Give every line of the data again, unchanged, but with no pictures.

Start DATA SECTION

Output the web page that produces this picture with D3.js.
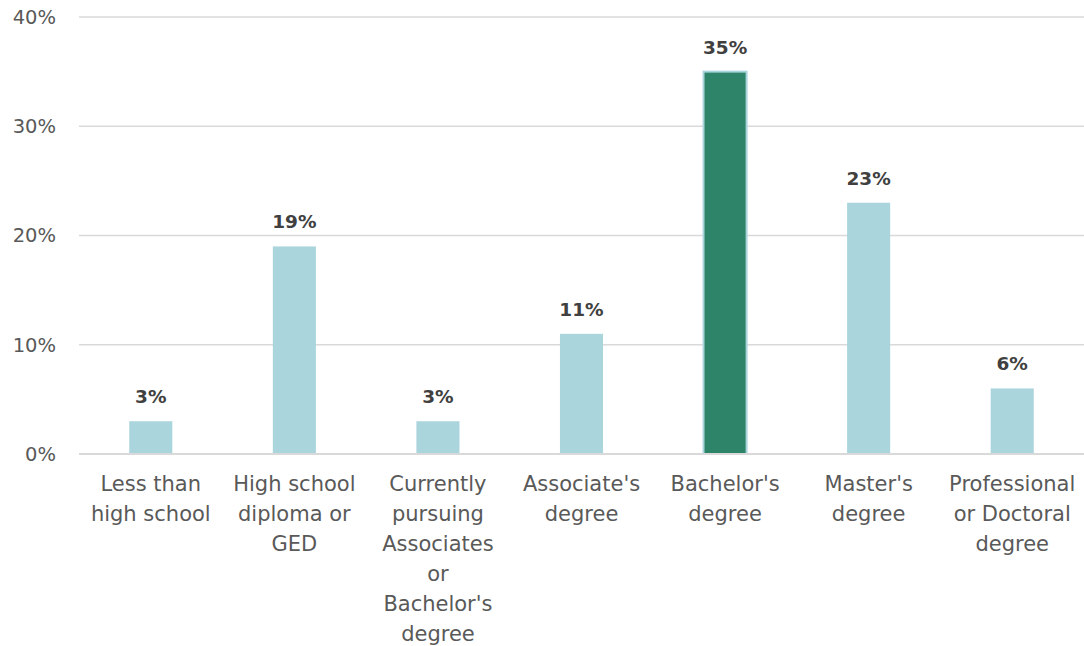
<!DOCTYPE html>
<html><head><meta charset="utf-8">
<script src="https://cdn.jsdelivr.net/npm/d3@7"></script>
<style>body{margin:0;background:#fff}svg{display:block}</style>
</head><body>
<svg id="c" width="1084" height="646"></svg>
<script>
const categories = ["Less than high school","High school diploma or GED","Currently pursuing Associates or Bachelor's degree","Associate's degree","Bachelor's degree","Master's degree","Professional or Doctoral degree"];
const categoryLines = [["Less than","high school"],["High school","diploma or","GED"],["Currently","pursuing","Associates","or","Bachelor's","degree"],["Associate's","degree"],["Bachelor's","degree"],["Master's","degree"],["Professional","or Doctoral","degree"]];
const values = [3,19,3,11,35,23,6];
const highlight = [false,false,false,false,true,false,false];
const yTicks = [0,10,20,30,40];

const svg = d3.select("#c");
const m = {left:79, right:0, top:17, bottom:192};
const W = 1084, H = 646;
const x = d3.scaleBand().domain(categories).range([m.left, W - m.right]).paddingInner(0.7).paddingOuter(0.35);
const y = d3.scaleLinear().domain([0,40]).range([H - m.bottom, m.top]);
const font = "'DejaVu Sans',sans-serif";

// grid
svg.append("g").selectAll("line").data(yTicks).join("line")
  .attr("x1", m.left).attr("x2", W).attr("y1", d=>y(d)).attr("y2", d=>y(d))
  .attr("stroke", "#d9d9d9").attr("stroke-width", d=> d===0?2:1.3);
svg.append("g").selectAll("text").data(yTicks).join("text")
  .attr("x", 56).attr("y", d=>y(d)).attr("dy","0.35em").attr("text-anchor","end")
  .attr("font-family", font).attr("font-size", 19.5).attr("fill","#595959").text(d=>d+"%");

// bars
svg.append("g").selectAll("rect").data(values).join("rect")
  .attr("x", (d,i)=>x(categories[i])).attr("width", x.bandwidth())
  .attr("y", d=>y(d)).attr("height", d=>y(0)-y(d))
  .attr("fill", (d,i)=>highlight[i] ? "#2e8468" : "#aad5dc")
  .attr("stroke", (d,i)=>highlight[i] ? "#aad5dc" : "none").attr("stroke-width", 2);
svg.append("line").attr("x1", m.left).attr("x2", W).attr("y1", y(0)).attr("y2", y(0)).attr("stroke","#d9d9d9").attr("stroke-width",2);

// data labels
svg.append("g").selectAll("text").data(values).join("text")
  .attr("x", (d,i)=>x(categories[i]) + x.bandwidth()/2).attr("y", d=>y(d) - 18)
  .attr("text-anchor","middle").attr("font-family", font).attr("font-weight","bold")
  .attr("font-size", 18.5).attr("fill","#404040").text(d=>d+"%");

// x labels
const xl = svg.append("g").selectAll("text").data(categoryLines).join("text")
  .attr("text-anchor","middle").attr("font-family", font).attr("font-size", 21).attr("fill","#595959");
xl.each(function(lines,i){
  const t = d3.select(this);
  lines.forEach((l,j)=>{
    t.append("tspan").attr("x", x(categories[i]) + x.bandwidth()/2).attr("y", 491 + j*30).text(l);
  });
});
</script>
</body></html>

End DATA SECTION

◆ SOLVED PROBLEM:
Output the web page that produces this picture with D3.js.
<!DOCTYPE html>
<html><head><meta charset="utf-8">
<script src="https://cdn.jsdelivr.net/npm/d3@7"></script>
<style>body{margin:0;background:#fff}svg{display:block}</style>
</head><body>
<svg id="c" width="1084" height="646"></svg>
<script>
const categories = ["Less than high school","High school diploma or GED","Currently pursuing Associates or Bachelor's degree","Associate's degree","Bachelor's degree","Master's degree","Professional or Doctoral degree"];
const categoryLines = [["Less than","high school"],["High school","diploma or","GED"],["Currently","pursuing","Associates","or","Bachelor's","degree"],["Associate's","degree"],["Bachelor's","degree"],["Master's","degree"],["Professional","or Doctoral","degree"]];
const values = [3,19,3,11,35,23,6];
const highlight = [false,false,false,false,true,false,false];
const yTicks = [0,10,20,30,40];

const svg = d3.select("#c");
const m = {left:79, right:0, top:17, bottom:192};
const W = 1084, H = 646;
const x = d3.scaleBand().domain(categories).range([m.left, W - m.right]).paddingInner(0.7).paddingOuter(0.35);
const y = d3.scaleLinear().domain([0,40]).range([H - m.bottom, m.top]);
const font = "'DejaVu Sans',sans-serif";

// grid
svg.append("g").selectAll("line").data(yTicks).join("line")
  .attr("x1", m.left).attr("x2", W).attr("y1", d=>y(d)).attr("y2", d=>y(d))
  .attr("stroke", "#d9d9d9").attr("stroke-width", d=> d===0?2:1.3);
svg.append("g").selectAll("text").data(yTicks).join("text")
  .attr("x", 56).attr("y", d=>y(d)).attr("dy","0.35em").attr("text-anchor","end")
  .attr("font-family", font).attr("font-size", 19.5).attr("fill","#595959").text(d=>d+"%");

// bars
svg.append("g").selectAll("rect").data(values).join("rect")
  .attr("x", (d,i)=>x(categories[i])).attr("width", x.bandwidth())
  .attr("y", d=>y(d)).attr("height", d=>y(0)-y(d))
  .attr("fill", (d,i)=>highlight[i] ? "#2e8468" : "#aad5dc")
  .attr("stroke", (d,i)=>highlight[i] ? "#aad5dc" : "none").attr("stroke-width", 2);
svg.append("line").attr("x1", m.left).attr("x2", W).attr("y1", y(0)).attr("y2", y(0)).attr("stroke","#d9d9d9").attr("stroke-width",2);

// data labels
svg.append("g").selectAll("text").data(values).join("text")
  .attr("x", (d,i)=>x(categories[i]) + x.bandwidth()/2).attr("y", d=>y(d) - 18)
  .attr("text-anchor","middle").attr("font-family", font).attr("font-weight","bold")
  .attr("font-size", 18.5).attr("fill","#404040").text(d=>d+"%");

// x labels
const xl = svg.append("g").selectAll("text").data(categoryLines).join("text")
  .attr("text-anchor","middle").attr("font-family", font).attr("font-size", 21).attr("fill","#595959");
xl.each(function(lines,i){
  const t = d3.select(this);
  lines.forEach((l,j)=>{
    t.append("tspan").attr("x", x(categories[i]) + x.bandwidth()/2).attr("y", 491 + j*30).text(l);
  });
});
</script>
</body></html>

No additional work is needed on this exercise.